Price based on value delivered, not time spent. Estimate the measurable result your core offer produces for the client. If your 8-week tech implementation program saves a client 5 hours per week and their time is worth $100/hour, the annual value is $26,000. Pricing at $1,500-2,000 is a 13:1 to 17:1 ROI for the client. That is easy to justify. Start at the low end of your target range and raise prices as you accumulate case studies.
Let them. The value ladder is designed to create natural ascension, not enforce it. If someone discovers your business and immediately wants to hire you for a $10,000 DFY project, take the meeting, qualify them thoroughly, and serve them well. The ladder exists to create a path for the majority who need more touchpoints before committing at that level -- not to gatekeep access for those who are ready sooner.
A "stuck" low-ticket client is not a problem -- they are an asset. They are active buyers who find your work valuable. They often become your most enthusiastic referral sources because they have had a positive experience at a price they found accessible. Periodically, they will be ready for a core offer. The key is to continue adding value in your email list and to make the core offer visible and accessible. Do not resent the $47 buyers -- nurture them and let the right moment come.

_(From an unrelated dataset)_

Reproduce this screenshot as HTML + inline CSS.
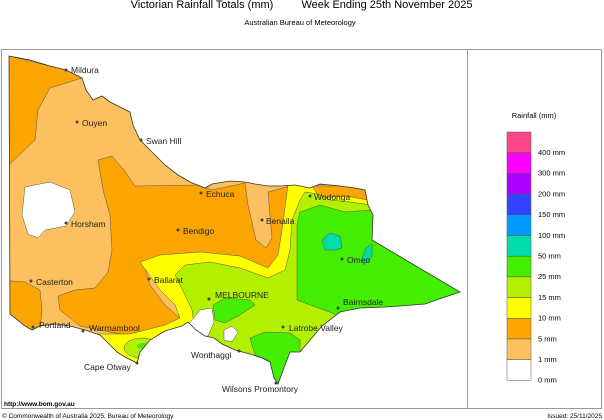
<!DOCTYPE html>
<html><head><meta charset="utf-8"><style>
body{margin:0;width:604px;height:420px;background:#fff;overflow:hidden;font-family:"Liberation Sans",sans-serif}
svg{display:block}
.lbl{font-size:8.5px;fill:#222}
</style></head><body>
<svg width="604" height="420">
<text x="202" y="8" text-anchor="middle" font-size="11">Victorian Rainfall Totals (mm)</text>
<text x="387" y="8" text-anchor="middle" font-size="11">Week Ending 25th November 2025</text>
<text x="300" y="25" text-anchor="middle" font-size="7.5">Australian Bureau of Meteorology</text>
<rect x="1.5" y="49.5" width="600" height="359" fill="none" stroke="#999"/>
<line x1="467.5" y1="49" x2="467.5" y2="409" stroke="#999"/>
<defs><clipPath id="vic"><path id="vicp" d="M9,56 L30,60 L50,66 L66,70 L82,78 L86,90 L93,100 L102,96 L110,102 L122,108 L130,112 L133,125 L140,140 L150,150 L165,165 L178,175 L190,182 L205,188 L212,184 L230,181 L245,182 L255,184 L268,186 L280,186 L295,185 L310,188 L320,184 L340,186 L355,188 L365,190 L368,205 L373,215 L372,240 L460,292 L445,297 L425,304 L400,306 L385,307 L360,308 L340,312 L322,326 L300,352 L290,352 L285,365 L278,384 L274,378 L270,362 L262,358 L250,354 L235,350 L222,344 L214,338 L205,336 L196,330 L188,322 L182,326 L175,328 L165,331 L150,340 L140,352 L137,363 L125,357 L117,352 L110,345 L100,335 L85,330 L70,326 L55,324 L40,326 L32,330 L25,326 L10,314 Z"/></clipPath></defs>
<g clip-path="url(#vic)">
<rect x="0" y="40" width="470" height="370" fill="#FDC05E"/>
<path d="M9,56 L66,70 L82,78 L50,88 L38,110 L35,140 L9,165 Z" fill="#FCA400" stroke="#555" stroke-width=".5"/>
<path d="M25,187 L50,182 L70,190 L75,212 L66,226 L45,230 L38,238 L28,234 L22,215 Z" fill="#fff" stroke="#555" stroke-width=".5"/>
<path d="M98,160 L112,156 L124,170 L135,186 L200,185 L212,190 L245,183 L248,205 L256,240 L266,248 L272,238 L268,192 L290,186 L300,190 L290,215 L285,255 L270,270 L235,262 L200,258 L160,262 L145,268 L150,285 L165,305 L180,318 L170,332 L130,336 L100,330 L80,326 L60,310 L58,296 L75,290 L95,288 L108,272 L112,250 L110,215 L103,190 Z" fill="#FCA400" stroke="#555" stroke-width=".5"/>
<path d="M0,280 L25,282 L40,290 L42,310 L40,330 L0,330 Z" fill="#FCA400" stroke="#555" stroke-width=".5"/>
<path d="M140,262 L160,255 L200,252 L240,256 L268,268 L278,255 L282,230 L286,200 L288,185 L380,185 L380,240 L470,292 L470,400 L95,400 L95,334 L130,334 L165,325 L180,318 L175,305 L160,290 Z" fill="#FFFF00" stroke="#555" stroke-width=".5"/>
<path d="M312,186 L365,186 L368,200 L345,196 L320,198 Z" fill="#FCA400" stroke="#555" stroke-width=".5"/>
<path d="M175,275 L185,265 L210,262 L240,268 L268,278 L285,270 L290,250 L292,220 L300,200 L305,192 L318,194 L330,200 L350,202 L372,205 L380,240 L470,292 L470,400 L180,400 L185,345 L195,330 L192,310 L185,295 Z" fill="#B2F000" stroke="#555" stroke-width=".5"/>
<ellipse cx="142" cy="348" rx="18" ry="10" fill="#B2F000" stroke="#555" stroke-width=".5"/>
<path d="M297,225 L300,212 L320,205 L345,212 L372,210 L380,240 L470,292 L420,308 L385,308 L340,316 L297,300 Z" fill="#44EE00" stroke="#555" stroke-width=".5"/>
<path d="M213,305 L225,298 L250,300 L255,305 L240,315 L225,323 L215,320 Z" fill="#44EE00" stroke="#555" stroke-width=".5"/>
<path d="M250,338 L265,332 L290,333 L300,340 L300,352 L290,356 L285,370 L278,385 L272,375 L268,360 L255,355 Z" fill="#44EE00" stroke="#555" stroke-width=".5"/>
<ellipse cx="144" cy="346" rx="7" ry="3" fill="#44EE00"/>
<path d="M322,240 L330,233 L340,236 L342,248 L335,250 L325,250 Z" fill="#00DDAA" stroke="#555" stroke-width=".5"/>
<path d="M362,258 L366,248 L372,244 L372,256 L364,265 Z" fill="#00DDAA" stroke="#555" stroke-width=".5"/>
<path d="M192,320 L200,310 L212,308 L214,322 L208,336 L198,336 L188,326 Z" fill="#fff" stroke="#555" stroke-width=".5"/>
<path d="M224,330 L232,326 L238,332 L232,342 L224,340 Z" fill="#fff" stroke="#555" stroke-width=".5"/>
</g>
<use href="#vicp" fill="none" stroke="#333" stroke-width=".8"/>
<g class="lbl">
<g fill="#444"><circle cx="66" cy="70" r="1.5"/><circle cx="77" cy="122" r="1.5"/><circle cx="141" cy="140" r="1.5"/><circle cx="201" cy="193" r="1.5"/><circle cx="66" cy="223" r="1.5"/><circle cx="178" cy="230" r="1.5"/><circle cx="262" cy="220" r="1.5"/><circle cx="310" cy="196" r="1.5"/><circle cx="342" cy="259" r="1.5"/><circle cx="149" cy="279" r="1.5"/><circle cx="209" cy="299" r="1.5"/><circle cx="338" cy="308" r="1.5"/><circle cx="283" cy="327" r="1.5"/><circle cx="31" cy="281" r="1.5"/><circle cx="33" cy="327" r="1.5"/><circle cx="83" cy="331" r="1.5"/><circle cx="239" cy="351" r="1.5"/><circle cx="137" cy="363" r="1.5"/><circle cx="276" cy="383" r="1.5"/></g>
<text x="71" y="73">Mildura</text><text x="82" y="126">Ouyen</text><text x="146" y="144">Swan Hill</text>
<text x="206" y="197">Echuca</text><text x="71" y="227">Horsham</text><text x="183" y="234">Bendigo</text>
<text x="266" y="224">Benalla</text><text x="314" y="200">Wodonga</text><text x="347" y="263">Omeo</text>
<text x="154" y="283">Ballarat</text><text x="215" y="298">MELBOURNE</text><text x="343" y="305">Bairnsdale</text>
<text x="289" y="331">Latrobe Valley</text><text x="36" y="285">Casterton</text><text x="39" y="328">Portland</text>
<text x="89" y="331">Warrnambool</text><text x="191" y="358">Wonthaggi</text><text x="84" y="370">Cape Otway</text>
<text x="222" y="392">Wilsons Promontory</text>
</g>
<text x="4" y="406" font-size="6.5" font-weight="bold">http://www.bom.gov.au</text>
<text x="2" y="418" font-size="6.5">© Commonwealth of Australia 2025, Bureau of Meteorology</text>
<text x="602" y="418" font-size="6.5" text-anchor="end">Issued: 25/11/2025</text>
<text x="534" y="118" font-size="7.5" text-anchor="middle">Rainfall (mm)</text>
<g id="legend"></g>
</svg>
<script>
const legendColors=["#FF4488","#FF00FF","#AA00FF","#3344FF","#0099FF","#00DDAA","#44EE00","#B2F000","#FFFF00","#FCA400","#FDC05E","#FFFFFF"];
const legendLabels=["400 mm","300 mm","200 mm","150 mm","100 mm","50 mm","25 mm","15 mm","10 mm","5 mm","1 mm","0 mm"];
const g=document.getElementById('legend');const NS="http://www.w3.org/2000/svg";
legendColors.forEach((c,i)=>{
 const r=document.createElementNS(NS,'rect');
 r.setAttribute('x',507);r.setAttribute('y',132+i*20.7);r.setAttribute('width',24);r.setAttribute('height',20.7);
 r.setAttribute('fill',c);r.setAttribute('stroke','#555');r.setAttribute('stroke-width','.5');
 
 
 g.appendChild(r);
 const t=document.createElementNS(NS,'text');
 t.setAttribute('x',538);t.setAttribute('y',155+i*20.7);t.setAttribute('font-size','7.5');
 t.textContent=legendLabels[i];
 
 
 g.appendChild(t);
});
</script>
</body></html>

Require a 3-month minimum at the start. This protects you from churn in month 1-2 when the client is still onboarding and you have front-loaded significant time in setup and discovery. After the initial term, move to month-to-month with 30 days' notice on either side. The 3-month minimum also filters for clients who are serious -- someone unwilling to commit for 90 days is not a serious retainer candidate.
Disclaimer: Revenue and conversion rate figures cited in this article are general benchmarks based on industry experience and should not be taken as guarantees of specific results. Your actual outcomes will depend on your market, offer quality, marketing execution, and many other factors. This article is for informational and strategic purposes only.